It’s been a bit of a quiet, stay-at-home kind of day today, spent largely on the sofa chilling out. I have, however, managed to do my first piece of real writing for ages and I’m really pleased with it.
It’s an odd thing, writing. I love doing it and when I sit in front of a screen with a real purpose to my ideas, I seem to be able to rattle things off at speed. The 6-page scene I wrote today, which is something that will hopefully be part of the Youth Theatre show in April, took me a little under an hour to write, although I must confess I wrote the verse part of it over the course of an hour waiting for K yesterday.
It seems that when I have a deadline to write to is when I do my best writing and when my mind focuses most clearly on what it’s trying to do and say. If I’m just sitting there of my own volition, tapping away at the keys and seeing where I end up, it doesn’t come in the same way.
What this means, of course, is that once I start getting commissioned and paid for my work and I’m a top-flight, in-demand scriptwriter and playwright, I’ll be knocking out classics left, right and centre (OK, OK, but stay with me), whilst right now I need to find that spur to keep me going when I don’t have an identifiable goal to achieve in front of me.
People say the key to it is to make sure you write a little every day, no matter what it is. Specifically, I’ve heard it said that you should set yourself a page or word target that you must hit no matter what. The trouble with those plans is that I always just end up writing drivel to fill the quota and end up hating myself for being so uncreative and unimaginative. And when you think you’ve lost it, your enthusiasm for the project drops off the face of the planet.
All of which does nothing really to solve my dilemma, but it’s nice to be writing again and reading my own words on a page. There’s still something wonderful about reading back over scripts that have just emerged from your head through your fingers and ended up as a formatted file on a hard drive and ink-on-paper in front of you.
It never ceases to amaze me when I sit at a computer that in a matter of a few hours I can turn out something really quite readable to fill a blank page and possibly more.
My head tells me that I need to set myself some time aside everyday to try to achieve something in writing, even without self-imposed artificial quotas and the like, but at the same time I know that if I set myself a timetable and don’t stick to it or am too tired to achieve it, I’ll just get down about it.
But enough of that – it’s all a bit unnecessary.
Today I watched FIELD OF DREAMS with K on the sofa and absolutely loved it. It was a Christmas gift from her because I had told her I’d not seen it and I’d heard lots of good things about it from lots of people, so I finally sat down to watch it today.

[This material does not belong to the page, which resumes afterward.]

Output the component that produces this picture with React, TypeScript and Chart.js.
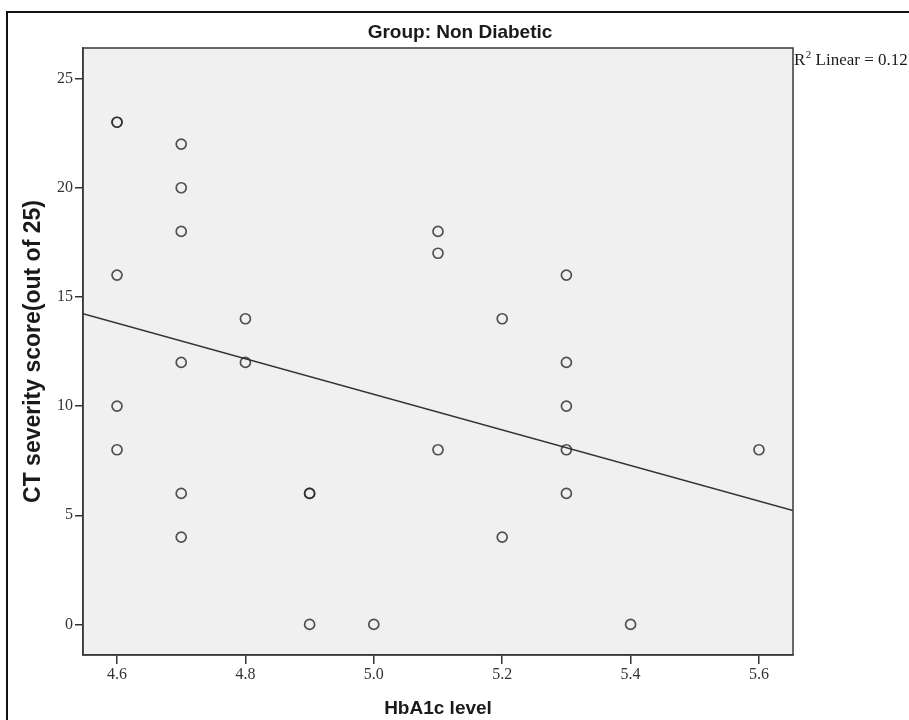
import React, { useEffect, useRef } from "react";
import { Chart, registerables } from "chart.js";

Chart.register(...registerables);

// HbA1c level (x) and CT severity score (y) for each case
const hba1c = [
  4.6, 4.6, 4.6, 4.6, 4.6,
  4.7, 4.7, 4.7, 4.7, 4.7, 4.7,
  4.8, 4.8,
  4.9, 4.9, 4.9,
  5.0,
  5.1, 5.1, 5.1,
  5.2, 5.2,
  5.3, 5.3, 5.3, 5.3, 5.3,
  5.4,
  5.6,
];
const ctScore = [
  23, 23, 16, 10, 8,
  22, 20, 18, 12, 6, 4,
  14, 12,
  6, 6, 0,
  0,
  18, 17, 8,
  14, 4,
  16, 12, 10, 8, 6,
  0,
  8,
];

// Linear fit line end points (read at the plot edges)
const fitX = [4.547, 5.653];
const fitY = [14.23, 5.22];

const xTicks = [4.6, 4.8, 5.0, 5.2, 5.4, 5.6];
const yTicks = [0, 5, 10, 15, 20, 25];
const xRange = [4.547, 5.653];
const yRange = [-1.4, 26.4];

const titleText = "Group: Non Diabetic";
const xTitle = "HbA1c level";
const yTitle = "CT severity score(out of 25)";
const r2Label = "0.12";

export default function App() {
  const ref = useRef<HTMLCanvasElement | null>(null);

  useEffect(() => {
    if (!ref.current) return;

    const decor = {
      id: "decor",
      beforeDraw(chart: any) {
        const { ctx, chartArea } = chart;
        ctx.save();
        ctx.fillStyle = "#ffffff";
        ctx.fillRect(0, 0, chart.width, chart.height);
        ctx.fillStyle = "#f0f0f0";
        ctx.fillRect(
          chartArea.left,
          chartArea.top,
          chartArea.right - chartArea.left,
          chartArea.bottom - chartArea.top
        );
        ctx.restore();
      },
      afterDraw(chart: any) {
        const { ctx, chartArea } = chart;
        ctx.save();
        // outer frame
        ctx.strokeStyle = "#111111";
        ctx.lineWidth = 2;
        ctx.strokeRect(7, 12, 1000, 1000);
        // plot frame
        ctx.strokeStyle = "#3a3a3a";
        ctx.lineWidth = 1.5;
        ctx.strokeRect(
          chartArea.left,
          chartArea.top,
          chartArea.right - chartArea.left,
          chartArea.bottom - chartArea.top
        );
        // title
        ctx.fillStyle = "#1a1a1a";
        ctx.font = "bold 19px 'Liberation Sans', Arial, sans-serif";
        ctx.textAlign = "center";
        ctx.textBaseline = "alphabetic";
        ctx.fillText(titleText, 460, 38);
        // R² label
        ctx.textAlign = "left";
        ctx.font = "17px 'Liberation Serif', 'Times New Roman', serif";
        let x = chartArea.right + 1;
        ctx.fillText("R", x, 65);
        x += ctx.measureText("R").width;
        ctx.font = "11px 'Liberation Serif', 'Times New Roman', serif";
        ctx.fillText("2", x + 0.5, 58);
        x += ctx.measureText("2").width + 0.5;
        ctx.font = "17px 'Liberation Serif', 'Times New Roman', serif";
        ctx.fillText(" Linear = " + r2Label, x, 65);
        ctx.restore();
      },
    };

    const tickFont = { family: "'Liberation Serif', 'Times New Roman', serif", size: 16 };

    const chart = new Chart(ref.current, {
      type: "scatter",
      data: {
        datasets: [
          {
            type: "scatter",
            data: hba1c.map((v, i) => ({ x: v, y: ctScore[i] })),
            pointStyle: "circle",
            pointRadius: 5,
            pointBackgroundColor: "rgba(0,0,0,0)",
            pointBorderColor: "rgba(40,40,40,0.8)",
            pointBorderWidth: 1.7,
            order: 1,
          },
          {
            type: "line",
            data: fitX.map((v, i) => ({ x: v, y: fitY[i] })),
            borderColor: "#333333",
            borderWidth: 1.5,
            pointRadius: 0,
            fill: false,
            order: 2,
          } as any,
        ],
      },
      options: {
        responsive: false,
        animation: false,
        layout: { padding: { top: 48, right: 116, left: 0, bottom: 0 } },
        plugins: {
          legend: { display: false },
          tooltip: { enabled: false },
          title: { display: false },
        },
        scales: {
          x: {
            type: "linear",
            min: xRange[0],
            max: xRange[1],
            afterFit: (s: any) => {
              s.height = 65;
            },
            afterBuildTicks: (s: any) => {
              s.ticks = xTicks.map((v) => ({ value: v }));
            },
            ticks: {
              font: tickFont,
              color: "#333333",
              padding: 1,
              autoSkip: false,
              maxRotation: 0,
              callback: (v: any) => Number(v).toFixed(1),
            },
            grid: {
              display: true,
              drawOnChartArea: false,
              drawTicks: true,
              tickLength: 9,
              color: "#333333",
              lineWidth: 1.5,
            },
            border: { display: true, color: "#3a3a3a", width: 1.5 },
            title: {
              display: true,
              text: xTitle,
              color: "#1a1a1a",
              font: { family: "'Liberation Sans', Arial, sans-serif", size: 19, weight: "bold" },
              padding: { top: 0, bottom: 0 },
            },
          },
          y: {
            type: "linear",
            min: yRange[0],
            max: yRange[1],
            afterFit: (s: any) => {
              s.width = 83;
            },
            afterBuildTicks: (s: any) => {
              s.ticks = yTicks.map((v) => ({ value: v }));
            },
            ticks: {
              font: tickFont,
              color: "#333333",
              padding: 2,
              autoSkip: false,
            },
            grid: {
              display: true,
              drawOnChartArea: false,
              drawTicks: true,
              tickLength: 8,
              color: "#333333",
              lineWidth: 1.5,
            },
            border: { display: true, color: "#3a3a3a", width: 1.5 },
            title: {
              display: true,
              text: yTitle,
              color: "#1a1a1a",
              font: { family: "'Liberation Sans', Arial, sans-serif", size: 23, weight: "bold" },
              padding: { top: 20, bottom: 0 },
            },
          },
        },
      },
      plugins: [decor],
    });

    return () => chart.destroy();
  }, []);

  return (
    <div style={{ position: "fixed", left: 0, top: 0, width: 909, height: 720 }}>
      <canvas ref={ref} width={909} height={720} style={{ width: 909, height: 720, display: "block" }} />
    </div>
  );
}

It’s a lovely little film, filled with a beautiful kind of magic that you somehow just don’t question. It’s one of those films with such wonderful heart that you forgive it it’s little foibles and unnecessaries and allow yourself to get swept up with the characters and their journey and the magic they’re experiencing.
And who knew Kevin Costner used to be so watchable? And not in dodgy-accented, car-crash kind of terms? I mean, he was almost like a real actor. You’d have sworn he’d never do something as silly as make Waterworld.

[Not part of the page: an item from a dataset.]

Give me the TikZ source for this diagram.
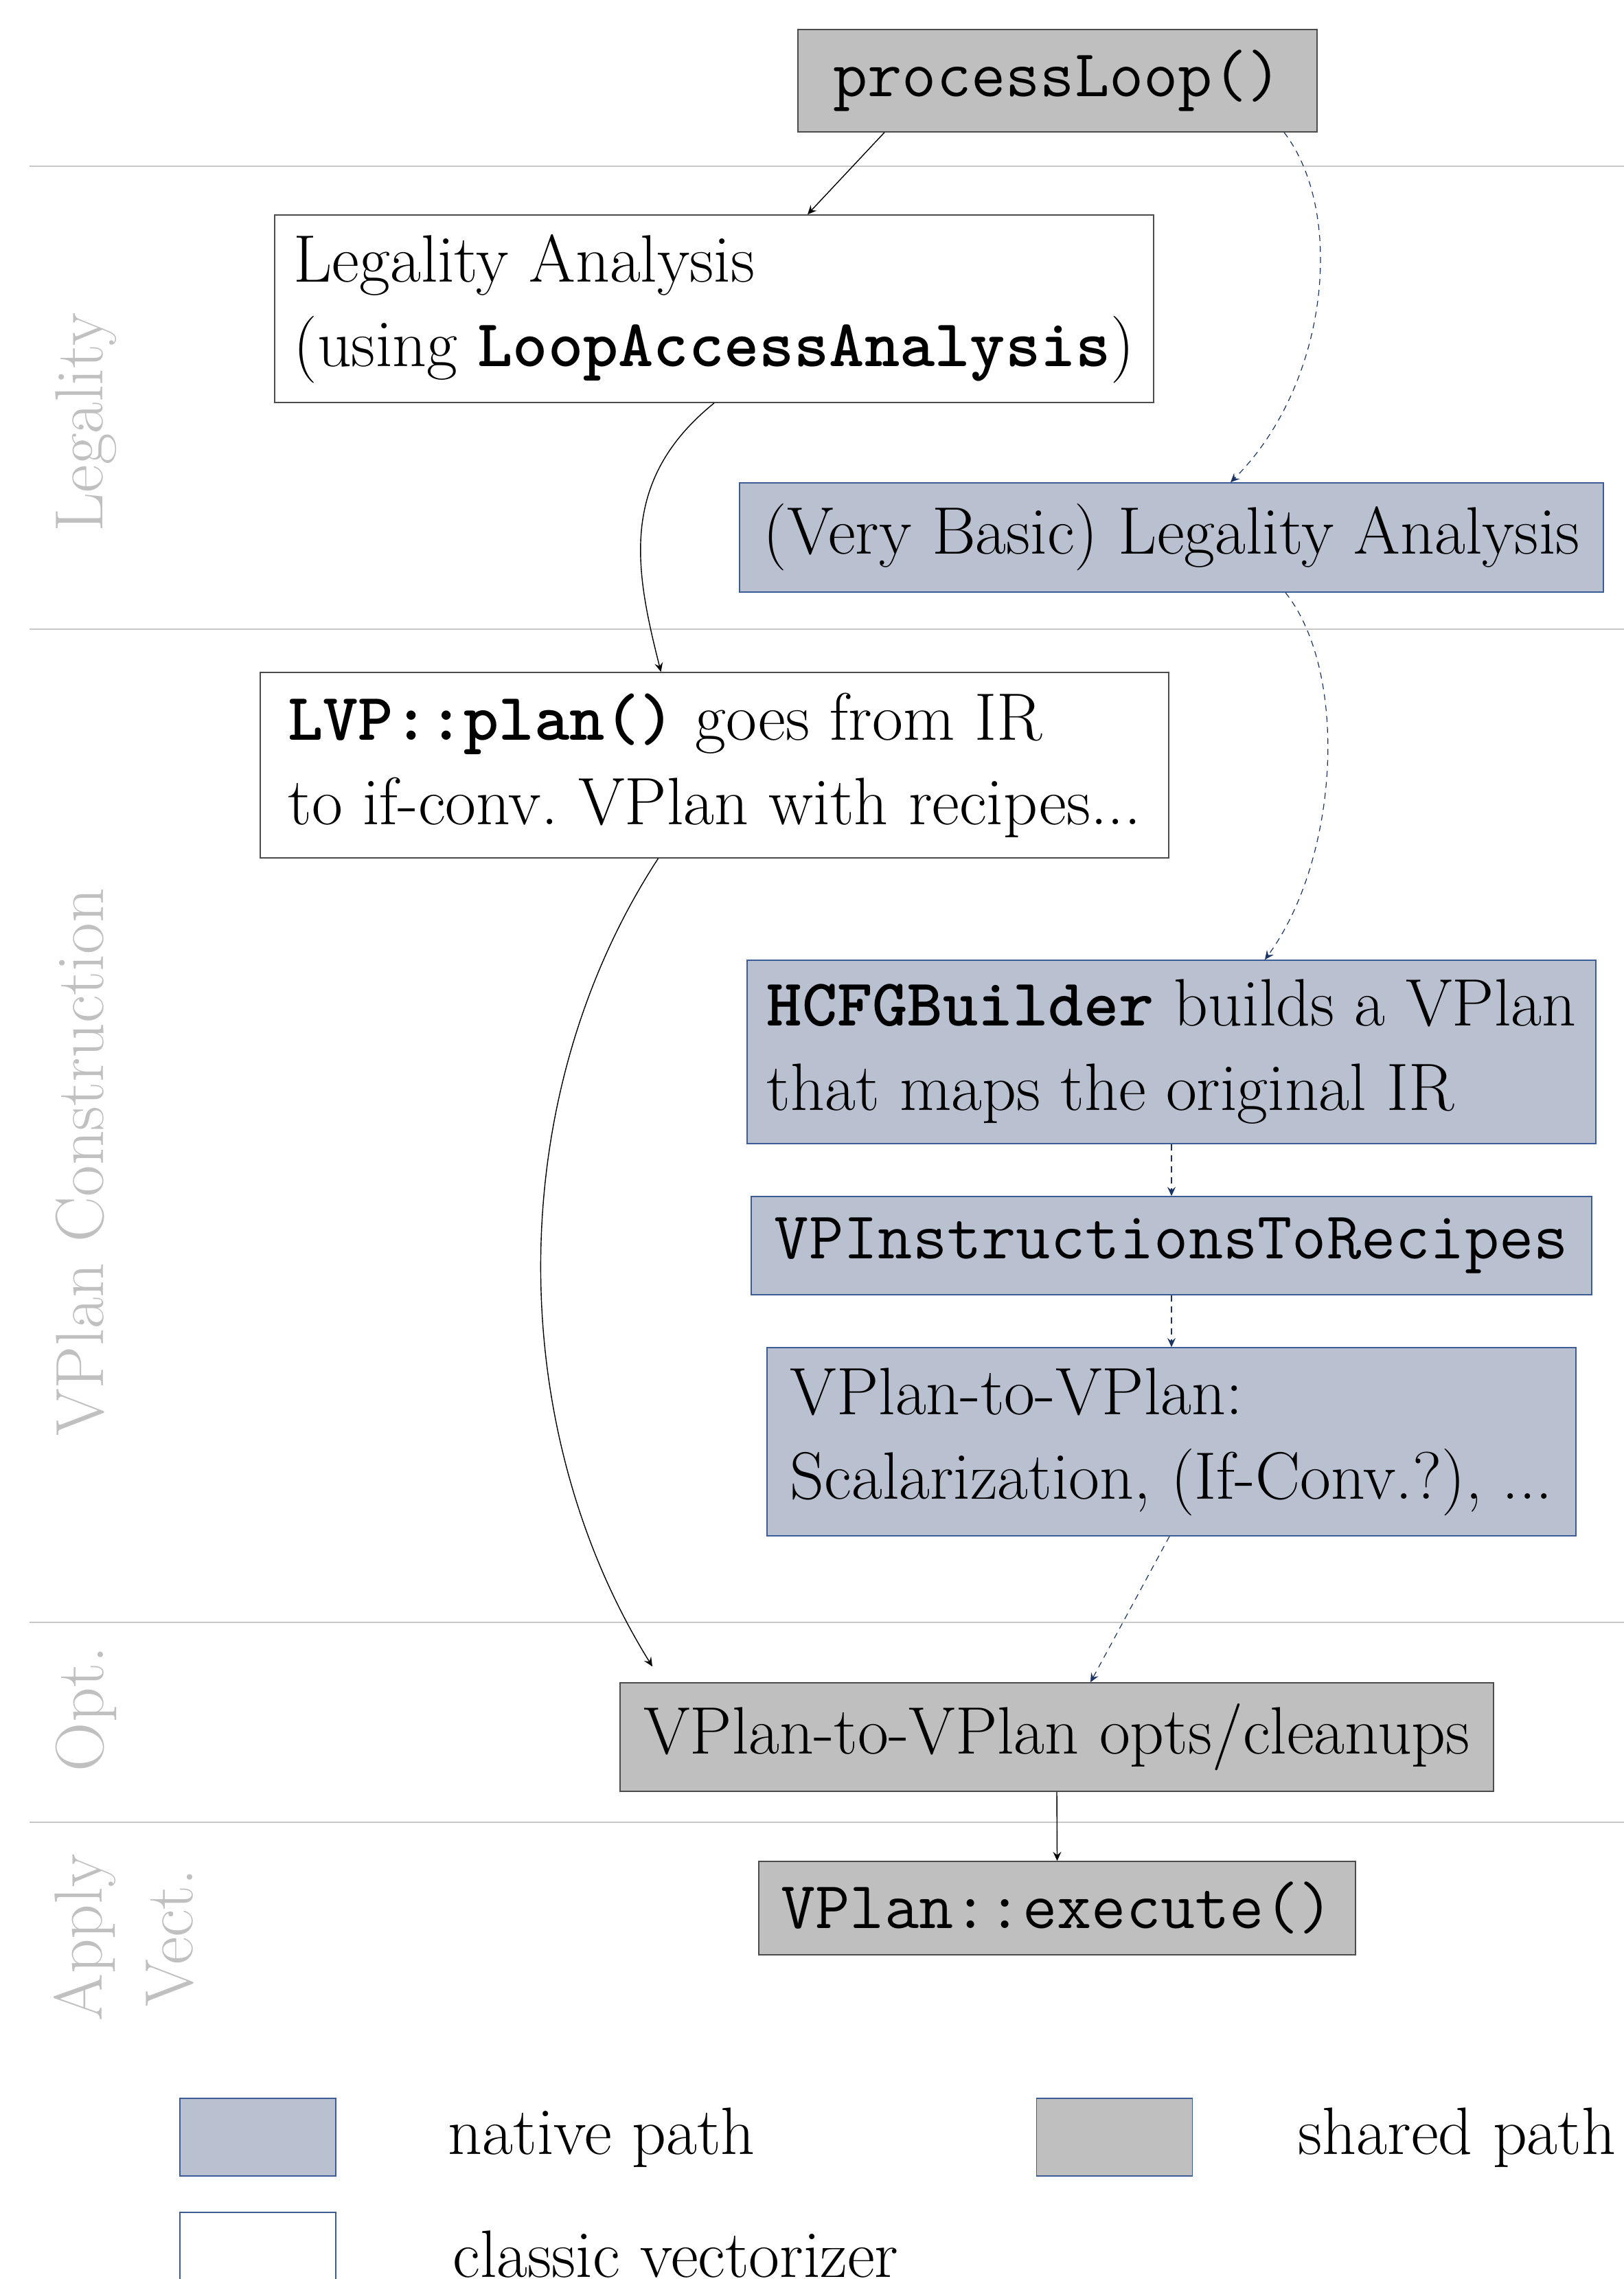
\documentclass[tikz,border=0pt]{standalone}
\usetikzlibrary{arrows.meta,calc}

\definecolor{nativefill}{RGB}{185,192,208}
\definecolor{nativeedge}{RGB}{60,92,150}
\definecolor{sharedfill}{RGB}{191,191,191}
\definecolor{arrownavy}{RGB}{28,52,100}
\definecolor{bandline}{RGB}{200,200,200}
\definecolor{bandtext}{RGB}{192,192,192}

\newcommand{\boxfont}{\fontsize{24.4}{30.75}\selectfont}
\newcommand{\bandfont}{\fontsize{24.8}{33}\selectfont}

\tikzset{
  stage/.style={draw=black!70, line width=0.4pt, inner sep=0pt, align=left,
    font=\boxfont},
  classicbox/.style={stage, fill=white},
  sharedbox/.style={stage, fill=sharedfill},
  nativebox/.style={stage, draw=nativeedge, fill=nativefill},
  band/.style={draw=bandline, line width=0.5pt},
  bandlabel/.style={rotate=90, anchor=north, text=bandtext, font=\bandfont,
    align=center, inner sep=0pt},
  classicflow/.style={draw=black, line width=0.35pt,
    -{Stealth[length=3.3pt, width=3pt, inset=1.2pt]}},
  nativeflow/.style={draw=arrownavy, line width=0.3pt,
    dash pattern=on 2.2pt off 1.8pt,
    -{Stealth[length=3.3pt, width=3pt, inset=1.2pt]}},
  legendkey/.style={draw=nativeedge, line width=0.4pt, minimum width=56.75pt,
    minimum height=28.25pt, inner sep=0pt},
  legendtext/.style={anchor=base west, font=\boxfont, inner sep=0pt},
}

\begin{document}
\begin{tikzpicture}[x=0.25pt, y=-0.25pt]
  \useasboundingbox (0,0) rectangle (2365,3318);

  % phase separators
  \foreach \yy/\nm in {242/s1, 916/s2, 2362/s3, 2653/s4}{
    \coordinate (\nm a) at (43,\yy);
    \coordinate (\nm b) at (2365,\yy);
    \draw[band] (\nm a) -- (\nm b);
  }

  % phase labels
  \node[bandlabel] (lblLegal) at (80,615) {Legality};
  \node[bandlabel] (lblCons)  at (80,1692) {VPlan Construction};
  \node[bandlabel] (lblOpt)   at (80,2488) {Opt.};
  \node[bandlabel] (lblApply) at (78,2821) {Apply\\Vect.};

  % pipeline stages
  \node[sharedbox, minimum width=189pt, minimum height=37.25pt] (pl) at (1540,117.5)
    {\ttfamily processLoop()};
  \node[classicbox, minimum width=320pt, minimum height=68.25pt] (la) at (1040,449.5)
    {Legality Analysis\\(using {\ttfamily\bfseries LoopAccessAnalysis})};
  \node[nativebox, minimum width=314.5pt, minimum height=39.75pt] (vb) at (1706,782.5)
    {(Very Basic) Legality Analysis};
  \node[classicbox, minimum width=330.75pt, minimum height=67.5pt] (lvp) at (1040.5,1114)
    {{\ttfamily\bfseries LVP::plan()} goes from IR\\to if-conv.\ VPlan with recipes...};
  \node[nativebox, minimum width=309pt, minimum height=66.75pt] (hcfg) at (1706,1531.5)
    {{\ttfamily\bfseries HCFGBuilder} builds a VPlan\\that maps the original IR};
  \node[nativebox, minimum width=306pt, minimum height=35.75pt] (vpi) at (1706,1813.5)
    {\ttfamily VPInstructionsToRecipes};
  \node[nativebox, minimum width=294.5pt, minimum height=68.5pt] (v2v) at (1706,2099)
    {VPlan-to-VPlan:\\Scalarization, (If-Conv.?), ...};
  \node[sharedbox, minimum width=318pt, minimum height=39.5pt] (opt) at (1539,2529)
    {VPlan-to-VPlan opts/cleanups};
  \node[sharedbox, minimum width=217.25pt, minimum height=34pt] (exe) at (1539.5,2778)
    {\ttfamily VPlan::execute()};

  % classic vectorizer flow
  \draw[classicflow] ($(pl.south)+(-252,0)$) -- ($(la.north)+(136,0)$);
  \draw[classicflow] (la.south) .. controls (900,700) and (925,830) .. ($(lvp.north)+(-78,0)$);
  \draw[classicflow] ($(lvp.south)+(-82,0)$) .. controls (730,1600) and (735,2080) .. ($(opt.north)+(-589,-23)$);
  \draw[classicflow] (opt.south) -- (exe.north);

  % native VPlan flow
  \draw[nativeflow] ($(pl.south)+(330,0)$) .. controls (1960,310) and (1935,560) .. ($(vb.north)+(86,0)$);
  \draw[nativeflow] ($(vb.south)+(166,0)$) .. controls (1965,980) and (1950,1250) .. ($(hcfg.north)+(136,0)$);
  \draw[nativeflow] (hcfg.south) -- (vpi.north);
  \draw[nativeflow] (vpi.south) -- (v2v.north);
  \draw[nativeflow] ($(v2v.south)+(-3,0)$) -- ($(opt.north)+(49,0)$);

  % legend
  \node[legendkey, fill=nativefill] (kNative) at (375.5,3111.5) {};
  \node[legendtext] (tNative) at (652,3136) {native path};
  \node[legendkey, fill=sharedfill] (kShared) at (1623,3111.5) {};
  \node[legendtext] (tShared) at (1890,3136) {shared path};
  \node[legendkey, fill=white] (kClassic) at (375.5,3277.5) {};
  \node[legendtext] (tClassic) at (659,3315) {classic vectorizer};
\end{tikzpicture}
\end{document}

I also wasted nearly an hour of my day on a programme about the Archers, which promised in it’s Sky+ blurb that it would follow the production team as they put together the show’s 15,000th episode – the kind of behind-the-scenes peek that I’ve always been addicted to. But instead, it spent the vast majority of it’s time covering the whole of the back-story to this momentous episode.
Which, when you’re covering a radio drama on TV, is somewhat dull.
Still, at least I watched that before I watched Field of Dreams, so I could have my memory of it wiped.
Also watched a great Mark Lawson interview with Armando Iannucci, one of the writer/producers behind things like The Day Today and Alan Partridge or, more recently, The Thick of It. I love watching programmes about writers and programme makers and getting a glimpse into their various thought-processes and working practices. It helps focus the mind onto things I want to do and ways in which I could drive myself forward.
Of course, we all know all I really need to drive myself forward is a deadline to write to.